Enrollment in the Jamestown Public Schools District is slightly less than it was in 2018-19, continuing a five-year trend of slight decreases.

Jamestown Public Schools Board of Education officials received the district’s enrollment report on Tuesday from Bret Apthorpe, district superintendent. Enrollment decreased most in pre-school (22 fewer students) and in ninth through 12th grades with 15 fewer students enrolled in 2019-20 than it did in 2018-19. The district’s total enrollment of 5,021 students is 49 fewer than were enrolled in 2018-19. The district had 5,140 students in 2015-16.

Enrollments have increased at Bush Elementary School (320 from 292), Washington Middle School, 496 students from 484 students) and Lincoln Elementary School (391 students from 384). Enrollments have decreased at Fletcher Elementary (534 to 525 students), Love Elementary (345 to 342 students), Ring Elementary (440 students to 409 students), Jefferson Middle School (417 students to 387 students), Persell Middle School (501 students to 496 students) and Jamestown High School (1355 students to 1295 students).

Another 308 students are being educated outside the school district, a decrease from 328 in 2018-19.

Jamestown’s student body is comprised of 62 percent white students and 38 percent minorities.

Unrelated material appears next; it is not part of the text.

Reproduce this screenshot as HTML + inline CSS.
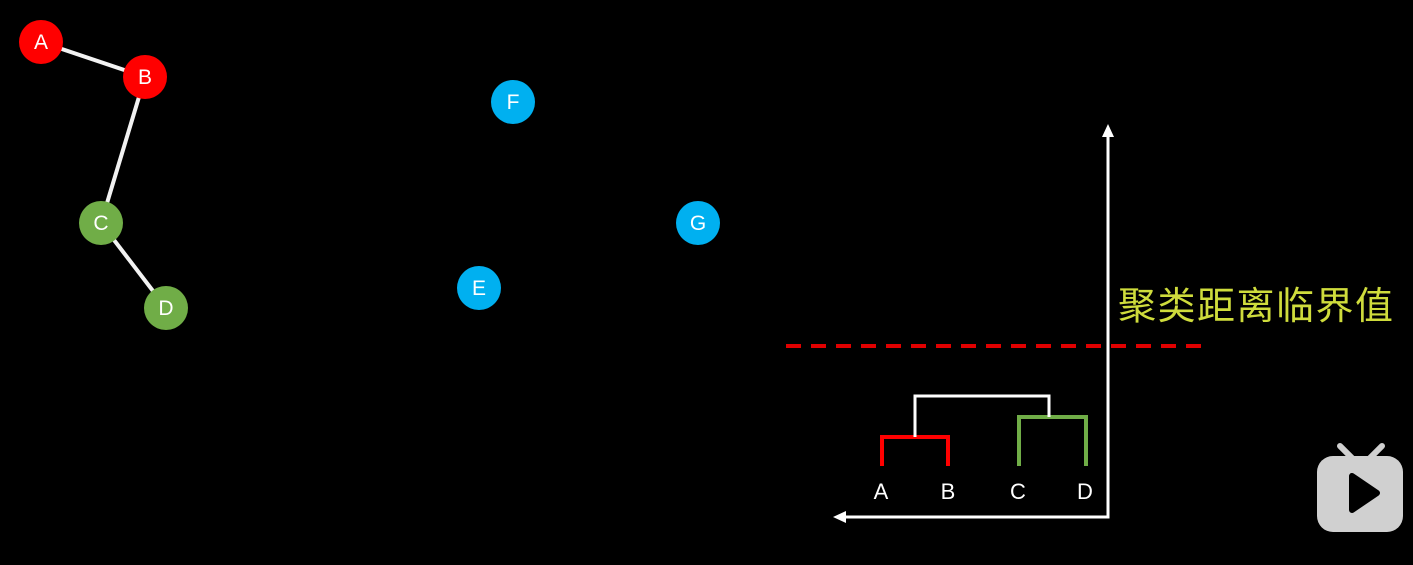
<!DOCTYPE html>
<html><head><meta charset="utf-8"><style>
html,body{margin:0;padding:0;background:#000;width:1413px;height:565px;overflow:hidden}
</style></head><body>
<svg width="1413" height="565" viewBox="0 0 1413 565" xmlns="http://www.w3.org/2000/svg" font-family="Liberation Sans, sans-serif">
<rect width="1413" height="565" fill="#000"/>
<g stroke="#f2f2f2" stroke-width="4">
<line x1="41" y1="42" x2="145" y2="77"/>
<line x1="145" y1="77" x2="101" y2="223"/>
<line x1="101" y1="223" x2="166" y2="308"/>
</g>
<g font-size="21" fill="#fff" text-anchor="middle">
<circle cx="41" cy="42" r="22" fill="#ff0000"/><text x="41" y="49">A</text>
<circle cx="145" cy="77" r="22" fill="#ff0000"/><text x="145" y="84">B</text>
<circle cx="101" cy="223" r="22" fill="#70ad47"/><text x="101" y="230">C</text>
<circle cx="166" cy="308" r="22" fill="#70ad47"/><text x="166" y="315">D</text>
<circle cx="513" cy="102" r="22" fill="#00b0f0"/><text x="513" y="109">F</text>
<circle cx="698" cy="223" r="22" fill="#00b0f0"/><text x="698" y="230">G</text>
<circle cx="479" cy="288" r="22" fill="#00b0f0"/><text x="479" y="295">E</text>
</g>
<line x1="786" y1="346" x2="1208" y2="346" stroke="#e00000" stroke-width="4" stroke-dasharray="15,10"/>
<g stroke="#fff" stroke-width="3" fill="none">
<polyline points="1108,134 1108,517 842,517"/>
</g>
<polygon points="1108,124 1102,137 1114,137" fill="#fff"/>
<polygon points="833,517 846,511 846,523" fill="#fff"/>
<polyline points="882,466 882,437 948,437 948,466" stroke="#ff0000" stroke-width="4" fill="none"/>
<polyline points="1019,466 1019,417 1086,417 1086,466" stroke="#70ad47" stroke-width="4" fill="none"/>
<polyline points="915,437 915,396 1049,396 1049,417" stroke="#fff" stroke-width="3" fill="none"/>
<g font-size="22" fill="#fff" text-anchor="middle">
<text x="881" y="499">A</text><text x="948" y="499">B</text><text x="1018" y="499">C</text><text x="1085" y="499">D</text>
</g>
<text x="1118" y="319" font-size="38" letter-spacing="1.5" fill="#cfdc3c" font-family="Liberation Sans, Noto Sans CJK SC, sans-serif">聚类距离临界值</text>
<g fill="#d0d0d0">
<line x1="1340" y1="446" x2="1352" y2="458" stroke="#d0d0d0" stroke-width="6" stroke-linecap="round"/>
<line x1="1382" y1="446" x2="1370" y2="458" stroke="#d0d0d0" stroke-width="6" stroke-linecap="round"/>
<rect x="1317" y="456" width="86" height="76" rx="16"/>
</g>
<polygon points="1352,476 1352,510 1377,493" fill="#000" stroke="#000" stroke-width="6" stroke-linejoin="round"/>
</svg>
</body></html>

It is not yet known how many of the district’s 5,021 students are low-income, though that number has hovered between 71% in 2015-16 and 68% in 2018-19. The district has 16% of its students requiring an individualized education plan, the same percentage as last year, and has 4% English Language Learners, the same percentage as the previous four years.

“Those of us who attended the Rick Timbs event last night at Webb’s know that some of our fellow school districts have very dramatic decreases in enrollment,” Apthorpe said. “For a school of this size, this is almost considered a flat enrollment.”

The district also has 52 students enrolled in the Success Academy through Sept. 11. Apthorpe said state officials are happy to see such a program in a smaller city school district and will push for an administrative rule change that would allow building projects at the Success Academy to be eligible for state building aid. Because the Success Academy is held in a school building that was formerly closed, it is no longer eligible for building aid.

“They talked about the Success Academy and how thrilled they were that Jamestown and the school district were able to create such a partnership,” Apthorpe said. “They discovered they have a nuance in their regulations. Because we have opened a school, regulations don’t permit the district to get building aid on that. What that means is, we have a new roof on it, but hypothetically if that roof were to go we would have to close that building because we couldn’t afford to replace it because there’s no aid on it. They don’t like anything to do with that. They were very, very empathetic to that and are going to go back and see about changing that regulation. That’s a nuance that was never intended. In other words, they were praising our work, saying ‘We don’t want these regulations to be in the way of this great work.’ So, that was terrific.”